Закон меры распространяется также на все антиномии бунтарской мысли. Ни реальное не является целиком рациональным, ни рациональное — полностью реальным. Мы видели это на примере сюрреализма: желание единства требует не только всеобщей рациональности. Оно еще отказывается приносить в жертву иррациональное. Нельзя сказать, что ничего не имеет смысла, поскольку тем самым подтверждается ценность, основанная на суждении; точно так же нельзя сказать, что все имеет смысл, потому что слово «всё» лишено для нас смысла. Иррациональное ограничивает рациональное, которое, в свою очередь, определяет его меру. Что-то, наконец, имеет смысл — то, что мы должны отвоевать у бессмыслицы. Точно так же нельзя сказать, что бытие возможно только на уровне сущности. Но как понять сущность, если не на уровне существования или становления? Однако нельзя сказать, что бытие равнозначно существованию. То, что находится в постоянном становлении, не может стать бытием, для которого необходимо начало. Бытие проявляется только в становлении, а становление без бытия — ничто. Мир не существует в неподвижности, но он и не сводится к движению. Он есть одновременно и движение, и неподвижность.

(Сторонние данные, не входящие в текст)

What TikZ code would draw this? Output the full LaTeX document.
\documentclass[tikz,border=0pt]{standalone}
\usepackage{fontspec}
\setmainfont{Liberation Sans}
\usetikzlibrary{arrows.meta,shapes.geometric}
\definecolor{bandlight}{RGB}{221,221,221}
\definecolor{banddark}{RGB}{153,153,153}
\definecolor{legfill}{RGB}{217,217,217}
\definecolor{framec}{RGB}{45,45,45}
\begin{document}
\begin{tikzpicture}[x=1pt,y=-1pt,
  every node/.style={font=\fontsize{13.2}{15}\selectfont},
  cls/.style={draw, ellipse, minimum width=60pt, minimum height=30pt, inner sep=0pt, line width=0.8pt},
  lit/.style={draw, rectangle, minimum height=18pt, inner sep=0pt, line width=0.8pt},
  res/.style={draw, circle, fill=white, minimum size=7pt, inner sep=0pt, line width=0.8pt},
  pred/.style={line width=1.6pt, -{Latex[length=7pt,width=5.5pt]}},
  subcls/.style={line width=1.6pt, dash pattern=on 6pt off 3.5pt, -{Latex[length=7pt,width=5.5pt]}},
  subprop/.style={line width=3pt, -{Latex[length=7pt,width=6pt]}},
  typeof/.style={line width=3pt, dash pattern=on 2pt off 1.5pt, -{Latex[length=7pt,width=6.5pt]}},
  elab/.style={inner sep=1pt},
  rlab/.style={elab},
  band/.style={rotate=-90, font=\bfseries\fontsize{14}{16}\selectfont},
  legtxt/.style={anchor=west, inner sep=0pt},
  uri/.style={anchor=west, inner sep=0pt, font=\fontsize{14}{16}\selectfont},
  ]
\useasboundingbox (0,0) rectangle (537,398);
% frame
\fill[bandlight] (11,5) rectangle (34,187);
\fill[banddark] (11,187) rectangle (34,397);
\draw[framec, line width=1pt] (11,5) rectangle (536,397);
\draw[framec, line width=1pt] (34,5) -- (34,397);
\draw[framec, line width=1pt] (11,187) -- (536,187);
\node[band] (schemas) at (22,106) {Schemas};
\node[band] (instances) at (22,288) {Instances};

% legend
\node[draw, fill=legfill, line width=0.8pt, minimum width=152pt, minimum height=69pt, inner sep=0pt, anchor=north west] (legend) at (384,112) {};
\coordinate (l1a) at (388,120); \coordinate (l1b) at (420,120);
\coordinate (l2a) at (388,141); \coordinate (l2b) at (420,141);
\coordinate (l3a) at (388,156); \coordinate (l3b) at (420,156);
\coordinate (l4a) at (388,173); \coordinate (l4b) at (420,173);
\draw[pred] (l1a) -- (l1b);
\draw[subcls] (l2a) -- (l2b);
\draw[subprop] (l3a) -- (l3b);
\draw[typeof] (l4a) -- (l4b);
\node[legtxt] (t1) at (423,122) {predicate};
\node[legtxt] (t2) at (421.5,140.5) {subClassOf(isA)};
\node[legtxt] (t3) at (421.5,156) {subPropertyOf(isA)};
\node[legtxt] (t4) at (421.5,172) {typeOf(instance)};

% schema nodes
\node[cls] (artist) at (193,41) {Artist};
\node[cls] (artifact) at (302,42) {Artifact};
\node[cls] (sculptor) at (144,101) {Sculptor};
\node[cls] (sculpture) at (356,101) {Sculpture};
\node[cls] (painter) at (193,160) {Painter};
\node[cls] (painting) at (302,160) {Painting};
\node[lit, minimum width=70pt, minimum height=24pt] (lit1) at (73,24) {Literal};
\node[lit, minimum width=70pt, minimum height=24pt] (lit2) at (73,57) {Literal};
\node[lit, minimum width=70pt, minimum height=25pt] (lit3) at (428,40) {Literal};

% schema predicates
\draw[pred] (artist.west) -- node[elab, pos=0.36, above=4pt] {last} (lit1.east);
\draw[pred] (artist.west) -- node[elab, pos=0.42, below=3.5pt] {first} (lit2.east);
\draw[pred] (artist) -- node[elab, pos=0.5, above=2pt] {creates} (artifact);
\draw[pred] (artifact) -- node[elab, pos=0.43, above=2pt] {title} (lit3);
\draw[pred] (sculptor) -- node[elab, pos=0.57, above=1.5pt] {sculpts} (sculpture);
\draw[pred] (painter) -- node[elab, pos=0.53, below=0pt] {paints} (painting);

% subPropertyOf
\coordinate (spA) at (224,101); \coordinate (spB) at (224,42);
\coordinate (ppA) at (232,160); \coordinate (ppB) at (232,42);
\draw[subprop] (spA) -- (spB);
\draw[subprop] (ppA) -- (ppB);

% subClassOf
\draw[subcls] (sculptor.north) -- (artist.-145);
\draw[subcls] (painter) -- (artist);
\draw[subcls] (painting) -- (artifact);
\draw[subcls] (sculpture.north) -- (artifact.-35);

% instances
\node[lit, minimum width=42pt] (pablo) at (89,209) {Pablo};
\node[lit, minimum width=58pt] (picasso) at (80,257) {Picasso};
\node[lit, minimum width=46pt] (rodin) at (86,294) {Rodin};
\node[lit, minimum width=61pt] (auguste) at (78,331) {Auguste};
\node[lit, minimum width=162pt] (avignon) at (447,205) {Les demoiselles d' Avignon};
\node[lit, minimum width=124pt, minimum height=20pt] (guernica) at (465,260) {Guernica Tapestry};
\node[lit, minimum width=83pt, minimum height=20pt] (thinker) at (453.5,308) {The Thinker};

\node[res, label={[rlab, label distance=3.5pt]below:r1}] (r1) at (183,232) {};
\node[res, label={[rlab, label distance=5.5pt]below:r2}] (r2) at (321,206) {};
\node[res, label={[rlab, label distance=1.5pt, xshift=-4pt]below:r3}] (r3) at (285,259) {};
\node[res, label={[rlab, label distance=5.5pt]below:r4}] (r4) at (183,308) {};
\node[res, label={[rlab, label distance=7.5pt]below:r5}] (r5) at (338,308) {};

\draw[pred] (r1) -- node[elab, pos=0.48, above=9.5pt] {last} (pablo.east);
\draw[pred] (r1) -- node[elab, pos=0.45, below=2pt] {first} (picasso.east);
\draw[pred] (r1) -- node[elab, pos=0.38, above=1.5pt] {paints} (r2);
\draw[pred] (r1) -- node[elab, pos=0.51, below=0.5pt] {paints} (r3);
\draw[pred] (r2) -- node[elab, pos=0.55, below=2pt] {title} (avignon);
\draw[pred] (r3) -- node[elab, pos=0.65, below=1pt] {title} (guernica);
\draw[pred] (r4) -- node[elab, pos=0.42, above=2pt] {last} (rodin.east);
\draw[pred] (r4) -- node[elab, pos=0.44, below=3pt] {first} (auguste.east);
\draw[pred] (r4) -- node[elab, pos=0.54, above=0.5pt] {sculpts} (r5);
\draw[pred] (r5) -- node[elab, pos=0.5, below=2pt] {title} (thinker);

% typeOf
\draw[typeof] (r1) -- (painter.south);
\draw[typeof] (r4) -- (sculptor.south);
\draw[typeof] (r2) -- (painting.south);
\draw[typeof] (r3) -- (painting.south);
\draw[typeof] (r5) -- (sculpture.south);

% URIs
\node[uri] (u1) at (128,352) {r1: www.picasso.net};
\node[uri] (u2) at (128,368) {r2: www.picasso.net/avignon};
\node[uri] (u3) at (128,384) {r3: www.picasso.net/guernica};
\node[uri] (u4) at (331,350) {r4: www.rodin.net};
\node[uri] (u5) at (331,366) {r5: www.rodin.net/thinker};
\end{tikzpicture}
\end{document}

Историческая диалектика, например, не есть бесконечное стремление к неведомой ценности. Она вращается вокруг предела, который и есть первая ценность. Гераклит, открывший становление, тем не менее ставил этому вечному течению предел. Символом этого предела была Немезида — богиня меры, безжалостная к ее нарушителям. Мысль, желающая учесть современные противоречия бунта, должна обратиться за вдохновением к этой богине.
В свете этой срединной ценности проясняются также и моральные антиномии. Добродетель не может быть отделена от реальности, не превратившись в принцип зла. Точно так же она не может быть полностью отождествлена с реальностью, не отрицая самое себя. Наконец, моральная ценность, выдвигаемая бунтом, возвышается над жизнью и историей не более, чем история и жизнь возвышаются над ней. По правде говоря, она обретает реальность в истории, только когда человек отдает за нее свою жизнь или посвящает ей себя целиком. Якобинская и буржуазная культура предполагает, что ценности стоят выше истории, в результате чего ее формальная добродетель становится основой отвратительной мистификации. Революция ХХ века заявляет, что ценности смешаны с движением истории, и эта историческая мотивация оправдывает новую мистификацию. Мера, противостоящая этому разладу, учит нас, что всякой морали необходима доля реальности — всякая чистая добродетель убийственна, — а всякому реализму необходима доля морали: цинизм так же убийствен. Вот почему гуманистическая болтовня не более основательна, чем циничная провокация. Наконец, человек не может быть ни полностью виновным — ведь это не он начал историю, ни полностью невиновным — ведь он ее продолжает. Те, кто заходит за этот предел, заявляя о своей тотальной невиновности, кончают ожесточением окончательной виновности. Напротив, бунт ставит нас на путь рассчитанной виновности. Его единственная, но непобедимая надежда в самых крайних случаях воплощается в невинных убийцах.